While Citroën was busy in the early 1930s creating the Traction Avant and the TPV (Très Petite Voiture (very small car) that would eventually become the 2CV), one inventor in England was working on an automobile that even Citroën engineers would find weird. Dr. J. H. Purves set out to build the car of the future having just one wheel! That wheel, in fact, was the entire car.

Dr. J. H. Purves at the wheel of his Dynasphere.

The Dynasphere, as he called it, offered a cabin within the circumference of the wheel for the driver and passenger to sit. The June 1932 issue of Modern Mechanics explained how it worked:

“Inside the wheel, on either side, tracks run completely around. The motor is geared to the track so that, when the engine is started, the motor pulls the track toward it and so starts the wheel in motion. Center of gravity is low to prevent the wheel from tipping over.

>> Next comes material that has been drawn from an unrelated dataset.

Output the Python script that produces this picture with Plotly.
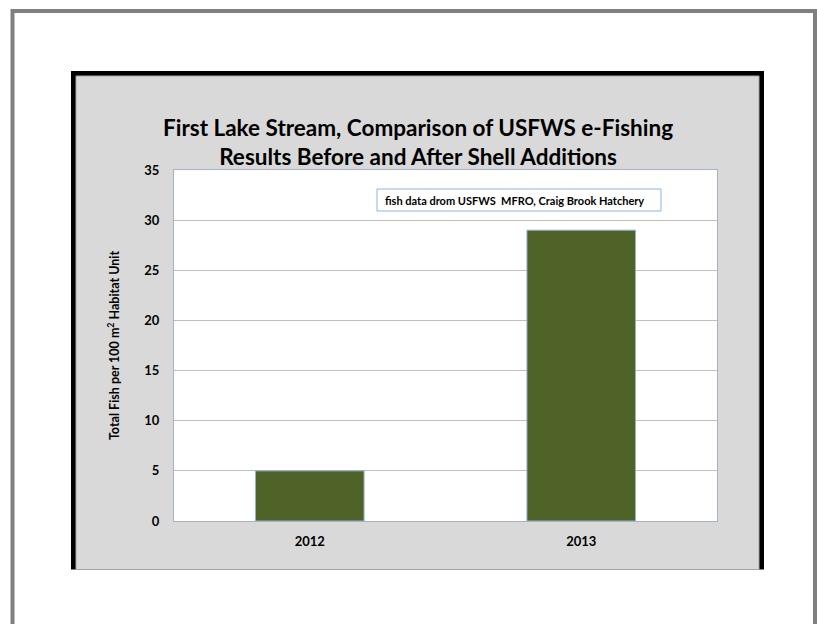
import plotly.graph_objects as go

# Survey data
years = ["2012", "2013"]
fish_per_100m2 = [5, 29]
y_ticks = [0, 5, 10, 15, 20, 25, 30, 35]

title_text = ("<b>First Lake Stream, Comparison of USFWS e-Fishing<br>"
              "Results Before and After Shell Additions</b>")
y_title = "<b>Total Fish per 100 m<sup>2</sup> Habitat Unit</b>"
note_text = "<b>fish data drom USFWS\u00a0 MFRO, Craig Brook Hatchery</b>"

W, H = 817, 624
PL, PR, PT, PB = 174, 717, 170, 521  # plot area in page pixels
FONT = "Lato, 'Open Sans', sans-serif"


def xp(px):
    return (px - PL) / (PR - PL)


def yp(py):
    return (PB - py) / (PB - PT)


fig = go.Figure(
    go.Bar(
        x=years,
        y=fish_per_100m2,
        marker=dict(color="#4F6228", line=dict(color="#95b3d7", width=1)),
        width=0.4,
    )
)

shapes = [
    # page frame
    dict(type="rect", xref="paper", yref="paper",
         x0=xp(12.5), x1=xp(815), y0=yp(11), y1=yp(660),
         line=dict(color="#808080", width=4), fillcolor="white", layer="below"),
    # chart frame (black edge on left, top, right)
    dict(type="rect", xref="paper", yref="paper",
         x0=xp(71), x1=xp(764), y0=yp(71), y1=yp(569.5),
         line=dict(width=0), fillcolor="black", layer="below"),
    dict(type="rect", xref="paper", yref="paper",
         x0=xp(76), x1=xp(759), y0=yp(76), y1=yp(569.5),
         line=dict(color="#a6a6a6", width=1), fillcolor="#d9d9d9", layer="below"),
    # plot area
    dict(type="rect", xref="paper", yref="paper",
         x0=0, x1=1, y0=0, y1=1,
         line=dict(width=0), fillcolor="white", layer="below"),
    # note box
    dict(type="rect", xref="paper", yref="paper",
         x0=xp(377), x1=xp(661), y0=yp(189), y1=yp(211),
         line=dict(color="#8eb4e3", width=1), fillcolor="white", layer="above"),
]

annotations = [
    dict(text=title_text, xref="paper", yref="paper",
         x=xp(417.5), y=yp(141.5), xanchor="center", yanchor="middle",
         showarrow=False, font=dict(family=FONT, size=22.5, color="black"),
         align="center"),
    dict(text=note_text, xref="paper", yref="paper",
         x=xp(383), y=yp(200), xanchor="left", yanchor="middle",
         showarrow=False, font=dict(family=FONT, size=11, color="black")),
]

fig.update_layout(
    width=W, height=H,
    margin=dict(l=PL, r=W - PR, t=PT, b=H - PB, pad=0),
    paper_bgcolor="white",
    plot_bgcolor="white",
    showlegend=False,
    bargap=0.6,
    shapes=shapes,
    annotations=annotations,
    font=dict(family=FONT, color="black"),
)

fig.update_xaxes(
    showgrid=False,
    showline=True, linecolor="#a6b3c6", linewidth=1, mirror=True,
    ticks="", ticklabelstandoff=8,
    tickfont=dict(family=FONT, size=13, color="black", weight="bold"),
)

fig.update_yaxes(
    range=[0, 35], tickvals=y_ticks,
    showgrid=True, gridcolor="#c0c0c0", gridwidth=1,
    zeroline=False,
    showline=True, linecolor="#a6b3c6", linewidth=1, mirror=True,
    ticks="", ticklabelstandoff=11,
    tickfont=dict(family=FONT, size=13, color="black", weight="bold"),
    title=dict(text=y_title, standoff=21,
               font=dict(family=FONT, size=12.5, color="black")),
)

fig.write_html("out.html")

The weight of the motor and driver is sufficient to keep them always parallel with the ground—if the driving apparatus were sufficiently light, the motor might conceivably climb up the geared track instead of pulling it and the attached wheel around.


Speeds of thirty miles an hour, with two occupying the seat, have been comfortably attained. The lattice-work in front of the driver’s eyes disappears when the wheel is in motion, flashing past so rapidly that he has a good view of the road he is traveling.”

Purves made at least three prototypes. The larger one featured a gasoline motor capable of 2.5-horsepower — enough to propel the thousand-pound wheel. The smaller prototype ran on electricity. (Purves was a true futurist!)

Dynashpere protoypes on the Weston Sands in 1932.
Third version of the Dynasphere demonstrated at Brooklands.

Watch the Dynasphere in action below:

Steering and braking were not its strongest virtues. Nor were forward visibility or the ability to shield its occupants from the elements. Another aspect of the vehicle that received criticism was the phenomenon of “gerbiling”—the tendency when accelerating or braking the vehicle for the independent housing holding the driver within the monowheel to spin within the moving structure.

In 1935, Purves developed an enclosed bus version to hold more passengers.

And you thought Citroën designers and engineers at the Bureau d’Etudes were far out in their thinking!